My Counsellor asked me recently “in the face of everything you’ve lived through, are living through, how did you turn out such a balanced, stable adult who grabs each day by the scruff of the neck and shakes the life out it?” Good question 😉
My Mum has been unhappy her entire adult life. Her Mum was also unhappy her entire adult life. And, if I’d had the chance to know her, maybe her Mum was also unhappy. Depression runs in the very DNA of the women in my family and having grown up amongst that I was determined that I was not going to succumb to the misery gene.
At the age of 18, I recognized that I was clinically depressed and in truth had been clinically depressed from about the age of 12. Trust me when I say I know how it feels to wake every day and wish you were dead because the emotional pain of living is too much to deal with. However, I couldn’t imagine going through my whole life waking each morning with a boulder the size of Colorado in my stomach and not knowing how I was going to get through the day, so I promised myself I wouldn’t.
I sat in my GP’s surgery, crying buckets and refusing to move until she’d done something to help me. I was given antidepressants and referred to a Psychologist, who I saw for nearly a year. I left home, so I didn’t have to live with my Mother’s unhappiness or my parents’ volatile relationship. I joined a dance aerobics class and loved it. I let go of some unhealthy relationships and gained some self-esteem. And slowly, slowly I started to be the person I was meant to be.
Of course, just when I had a nice life thank you very much at the age of 26 I developed M.E. and the cosy world I’d built up for myself disintegrated. It took some time, but after a few years of coming to terms with my situation I once again found some emotional peace, despite being horrendously ill and almost totally bedridden. Note I haven’t said I found joy in my situation, because who the fuck does that?! 😉
These days I might be still be sick and in pain but I can function, albeit in a limited way, and in this part of my life I have joy. I knew I’d get there eventually! My Mother annoys the bejaysus out of me and my Dad is a challenge but, although that situation is…….well, all sorts of misery……..it will not make me unhappy. Because I refuse to let it.

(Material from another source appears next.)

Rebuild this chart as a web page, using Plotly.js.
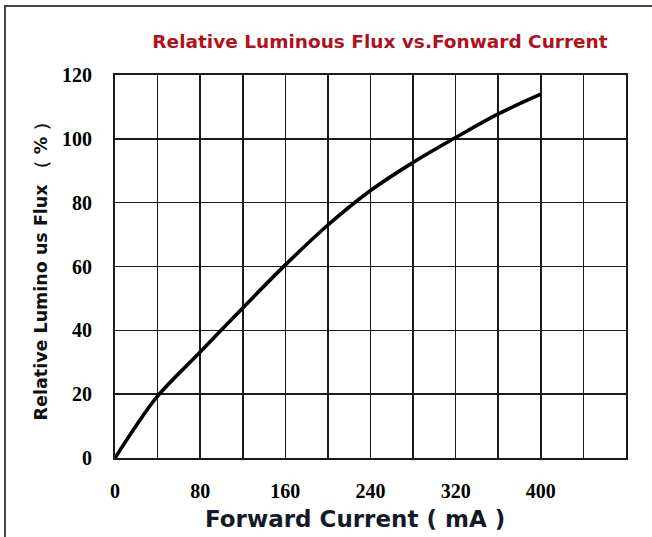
<!DOCTYPE html>
<html>
<head>
<meta charset="utf-8">
<script src="https://cdn.plot.ly/plotly-3.0.1.min.js"></script>
<style>
  html, body { margin: 0; padding: 0; background: #fff; }
  #wrap { position: relative; width: 652px; height: 537px; overflow: hidden; }
  #chart { width: 652px; height: 537px; }
  #frame { position: absolute; left: 4px; top: 5px; width: 700px; height: 600px;
           border-left: 2px solid #444; border-top: 2px solid #444; pointer-events: none; }
</style>
</head>
<body>
<div id="wrap">
  <div id="chart"></div>
  <div id="frame"></div>
</div>
<script>
// Forward current (mA)
var current = [0, 20, 40, 80, 120, 160, 200, 240, 280, 320, 360, 400];
// Relative luminous flux (%)
var flux = [0, 10.2, 19.4, 33.2, 47, 60.5, 73, 83.8, 92.6, 100.4, 107.8, 114];

var xTickVals = [0, 40, 80, 120, 160, 200, 240, 280, 320, 360, 400, 440, 480];
var xTickText = ['0', '', '80', '', '160', '', '240', '', '320', '', '400', '', ''];
var yTickVals = [0, 20, 40, 60, 80, 100, 120];

var trace = {
  x: current,
  y: flux,
  type: 'scatter',
  mode: 'lines',
  line: { color: '#000', width: 3.6, shape: 'spline', smoothing: 1.1 },
  hoverinfo: 'skip'
};

var tickFont = { family: 'Liberation Serif, Times New Roman, serif', size: 20, color: '#000', weight: 'bold' };

var layout = {
  width: 652,
  height: 537,
  margin: { l: 115, r: 26, t: 75, b: 79 },
  paper_bgcolor: 'rgba(0,0,0,0)',
  plot_bgcolor: '#fff',
  showlegend: false,
  title: {
    text: '<b>Relative Luminous Flux vs.Fonward Current</b>',
    font: { family: 'DejaVu Sans, Verdana, sans-serif', size: 18.5, color: '#b3101e' },
    xref: 'container', yref: 'container',
    x: 380 / 652, xanchor: 'center',
    y: 1 - 42 / 537, yanchor: 'middle'
  },
  xaxis: {
    range: [0, 480],
    tickmode: 'array',
    tickvals: xTickVals,
    ticktext: xTickText,
    ticks: '',
    ticklabelstandoff: 14,
    tickfont: tickFont,
    showgrid: true,
    gridcolor: '#1a1a1a',
    gridwidth: 1.6,
    zeroline: false,
    showline: true,
    mirror: true,
    linecolor: '#1a1a1a',
    linewidth: 2
  },
  yaxis: {
    range: [0, 120],
    tickmode: 'array',
    tickvals: yTickVals,
    ticks: '',
    ticklabelstandoff: 17,
    tickfont: tickFont,
    showgrid: true,
    gridcolor: '#1a1a1a',
    gridwidth: 1.6,
    zeroline: false,
    showline: true,
    mirror: true,
    linecolor: '#1a1a1a',
    linewidth: 2,
    title: {
      text: '<b>Relative Lumino us Flux （ % ）</b>',
      font: { family: 'DejaVu Sans, Verdana, sans-serif', size: 17.5, color: '#111' },
      standoff: 10
    }
  },
  annotations: [{
    text: '<b>Forward Current ( mA )</b>',
    xref: 'paper', yref: 'paper',
    x: (355 - 115) / 511, y: 0,
    xanchor: 'center', yanchor: 'middle',
    yshift: -61,
    showarrow: false,
    font: { family: 'DejaVu Sans, Verdana, sans-serif', size: 23, color: '#151a2a' }
  }]
};

Plotly.newPlot('chart', [trace], layout, { staticPlot: true, displayModeBar: false });
</script>
</body>
</html>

I cannot change my situation, but I can change my reaction to it. I know, for sure, that I am going to spend the whole of 2017 ill and in pain but that doesn’t make me depressed. It is what it is and I cannot alter it – I might as well rally against the sea being wet or the sky being blue. I only have one life and it’s zipping by with alarming speed. It may not be the life I’d planned but it still has purpose and meaning. This may not be the path I would have chosen but it’s the path I’m travelling and it’s going to be a fun road trip even if I end up throwing up out the car window. I may have the odd flat tire. I may constantly run out of petrol. I may encounter some really fucking annoying hitchhikers who I wish I’d never picked up. There will be times I am lost, and skint, and frightened. There will also be times I’ll stick my head out the window and revel in my hair blowing in the wind.
I have no idea where I will end up this time next year but I CHOOSE to enjoy the ride. And on the days I’m too nauseous to drive I choose to park up in a flower filled country lane, regroup and rest until I feel up to travelling on.